Dans quelle mesure votre musique subit-elle l’influence de Marseille ?

Julien : À l’origine, quand nous avons commencé à répéter ensemble, du côté d’Aix, il n’y avait que Rémi qui y habitait. Sinon, nous étions tous un peu éparpillés. Mais quand nous sommes arrivés à Marseille, la ville nous a imprégnés et nous avons intégré son mode de fonctionnement. Elle constitue à présent notre nature.
Rémi : Marseille, c’est une ville très spéciale, elle n’a rien d’Haussmannien. Elle est toute cassée, il y a des trottoirs défoncés, des poubelles partout, du bordel. La gestion de l’espace public y est vraiment particulière. On peut ne pas supporter, et parfois on a juste envie de se barrer, mais ça a aussi un charme. Je ne sais pas si cette espèce de dissonance cognitive est autant présente dans d’autres villes. Quand je m’y suis installé, j’ai mis du temps à m’acclimater. Ce n’était pas facile. Mais rien de ce que nous faisons n’aurait été possible, j’insiste là-dessus, sans les contacts, les liens que nous avons crées au fil du temps dans la ville. Il y a une grande solidarité qui existe entre les groupes à Marseille, nous sommes hyper soudés entre nous, et on fait tourner le plus possible nos contacts.
Julien : Nous enregistrons nos morceaux dans le studio de Martin Baudu à Aubagne, le Cool Train. C’est un endroit où passent beaucoup de groupes, et comme il s’agit d’une coloc, on y dort et et on a le temps d’échanger entre nous. A Marseille, on se connaît toutes et tous, on partage les mêmes lieux, et ces connexions entre les groupes expliquent que dès qu’il y en a un qui a une opportunité de sortir du lot, tout le monde lui dit : ‘vas-y, fonce !
Sylvain : On partage notre local de répétition avec Technopolice, par exemple.

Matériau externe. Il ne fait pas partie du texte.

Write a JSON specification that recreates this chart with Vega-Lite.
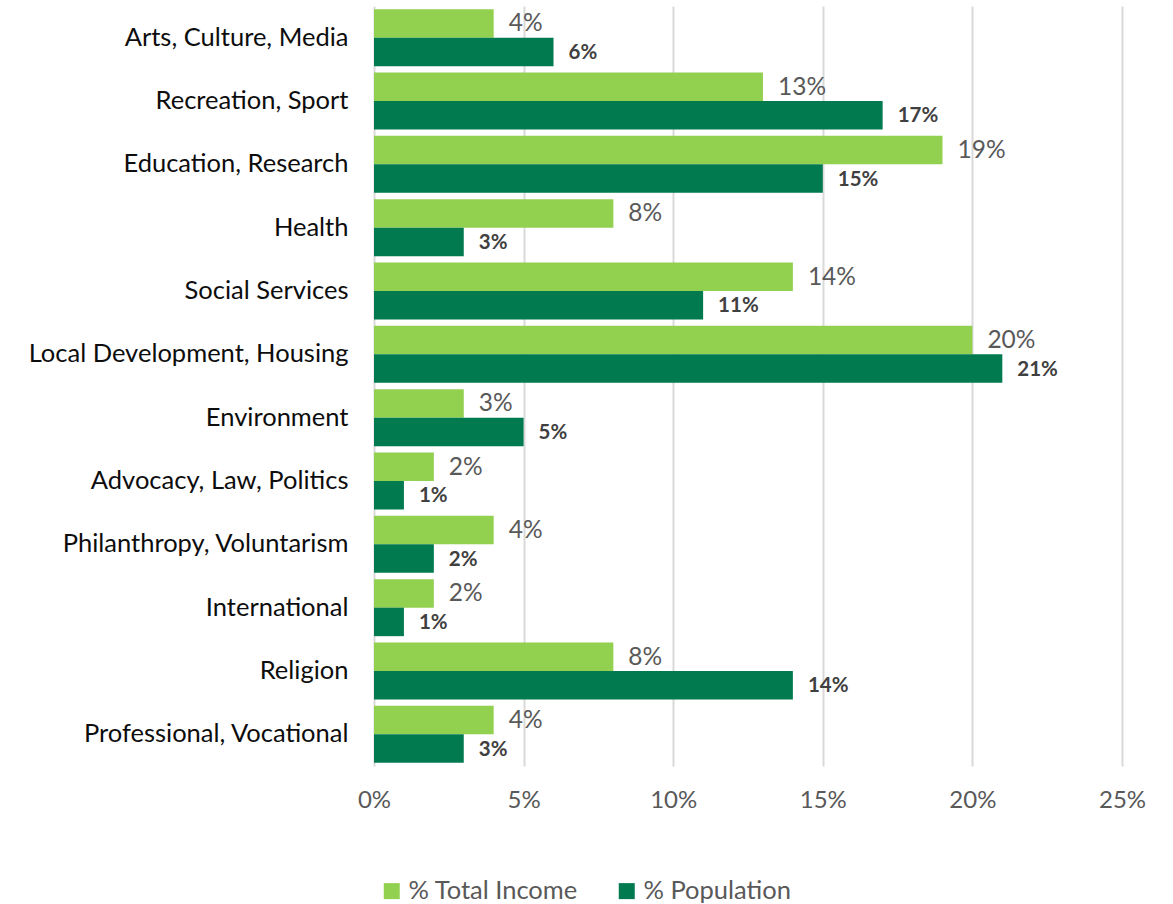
{
  "$schema": "https://vega.github.io/schema/vega-lite/v6.json",
  "width": 748,
  "height": 760,
  "autosize": {"type": "none"},
  "padding": {"left": 374, "top": 6, "right": 51, "bottom": 138},
  "background": "white",
  "config": {"view": {"stroke": null}, "font": "Lato"},
  "data": {
    "values": [
      {"category": "Arts, Culture, Media", "series": "% Total Income", "value": 0.04},
      {"category": "Arts, Culture, Media", "series": "% Population", "value": 0.06},
      {"category": "Recreation, Sport", "series": "% Total Income", "value": 0.13},
      {"category": "Recreation, Sport", "series": "% Population", "value": 0.17},
      {"category": "Education, Research", "series": "% Total Income", "value": 0.19},
      {"category": "Education, Research", "series": "% Population", "value": 0.15},
      {"category": "Health", "series": "% Total Income", "value": 0.08},
      {"category": "Health", "series": "% Population", "value": 0.03},
      {"category": "Social Services", "series": "% Total Income", "value": 0.14},
      {"category": "Social Services", "series": "% Population", "value": 0.11},
      {"category": "Local Development, Housing", "series": "% Total Income", "value": 0.20},
      {"category": "Local Development, Housing", "series": "% Population", "value": 0.21},
      {"category": "Environment", "series": "% Total Income", "value": 0.03},
      {"category": "Environment", "series": "% Population", "value": 0.05},
      {"category": "Advocacy, Law, Politics", "series": "% Total Income", "value": 0.02},
      {"category": "Advocacy, Law, Politics", "series": "% Population", "value": 0.01},
      {"category": "Philanthropy, Voluntarism", "series": "% Total Income", "value": 0.04},
      {"category": "Philanthropy, Voluntarism", "series": "% Population", "value": 0.02},
      {"category": "International", "series": "% Total Income", "value": 0.02},
      {"category": "International", "series": "% Population", "value": 0.01},
      {"category": "Religion", "series": "% Total Income", "value": 0.08},
      {"category": "Religion", "series": "% Population", "value": 0.14},
      {"category": "Professional, Vocational", "series": "% Total Income", "value": 0.04},
      {"category": "Professional, Vocational", "series": "% Population", "value": 0.03}
    ]
  },
  "encoding": {
    "y": {
      "field": "category",
      "type": "nominal",
      "sort": ["Arts, Culture, Media", "Recreation, Sport", "Education, Research", "Health", "Social Services", "Local Development, Housing", "Environment", "Advocacy, Law, Politics", "Philanthropy, Voluntarism", "International", "Religion", "Professional, Vocational"],
      "scale": {"paddingInner": 0.1, "paddingOuter": 0.05},
      "axis": {"title": null, "ticks": false, "domain": false, "labelFontSize": 25.5, "labelColor": "#0d0d0d", "labelPadding": 26, "labelLimit": 400, "labelFont": "Lato"}
    },
    "x": {
      "field": "value",
      "type": "quantitative",
      "scale": {"domain": [0, 0.25]},
      "axis": {"title": null, "format": ".0%", "values": [0, 0.05, 0.1, 0.15, 0.2, 0.25], "grid": true, "gridColor": "#d9d9d9", "gridWidth": 2, "domain": false, "ticks": false, "labelFlush": false, "labelFontSize": 24, "labelColor": "#595959", "labelPadding": 22, "labelFont": "Lato"}
    },
    "yOffset": {"field": "series", "type": "nominal", "sort": ["% Total Income", "% Population"]}
  },
  "layer": [
    {
      "mark": {"type": "bar"},
      "encoding": {
        "color": {
          "field": "series",
          "type": "nominal",
          "scale": {"domain": ["% Total Income", "% Population"], "range": ["#92D050", "#007A4E"]},
          "legend": {"orient": "none", "legendX": 5, "legendY": 872, "direction": "horizontal", "title": null, "symbolType": "square", "symbolSize": 256, "symbolStrokeWidth": 0, "labelFontSize": 25.5, "labelColor": "#595959", "labelFont": "Lato", "labelLimit": 400, "columnPadding": 35, "labelOffset": 4}
        }
      }
    },
    {
      "transform": [{"filter": "datum.series === '% Total Income'"}],
      "mark": {"type": "text", "align": "left", "baseline": "middle", "dx": 15, "dy": 1, "fontSize": 24.5, "color": "#595959", "font": "Lato"},
      "encoding": {"text": {"field": "value", "type": "quantitative", "format": ".0%"}}
    },
    {
      "transform": [{"filter": "datum.series === '% Population'"}],
      "mark": {"type": "text", "align": "left", "baseline": "middle", "dx": 15, "dy": 1, "fontSize": 20.5, "fontWeight": "bold", "color": "#404040", "font": "Lato"},
      "encoding": {"text": {"field": "value", "type": "quantitative", "format": ".0%"}}
    }
  ]
}
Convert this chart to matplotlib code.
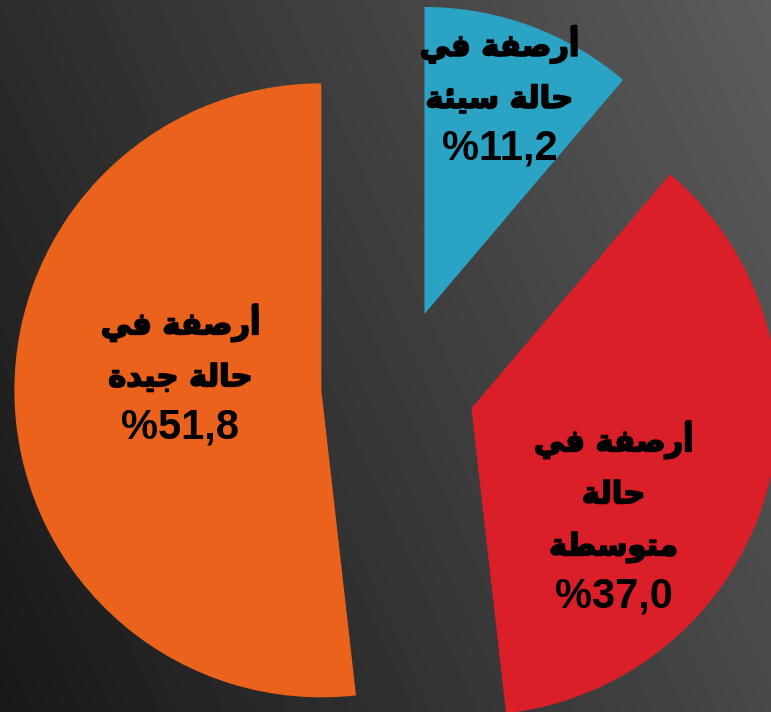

Vous envisagez la sortie d’un album ?

Rémi : Oui, nous avons composé pas mal de choses, et nous avons déjà enregistré une douzaine de morceaux qui sont en cours de mixage. Pour ce qui est de l’artistique, on reste sur les mélanges déjà pratiqués – lourdeur rock et légèreté pop – mais en accentuant les éléments : quand c’est lourd, c’est encore plus lourd, quand c’est pop, c’est encore plus pop. Il y a également des morceaux plus acoustiques, folk, avec des voix peut-être moins réverbérées, et une importance plus grande accordée aux paroles. Ça sera clairement autre chose qu’Inner Life, et nous voulons prendre le temps pour faire en sorte que ce premier album soit vraiment marquant.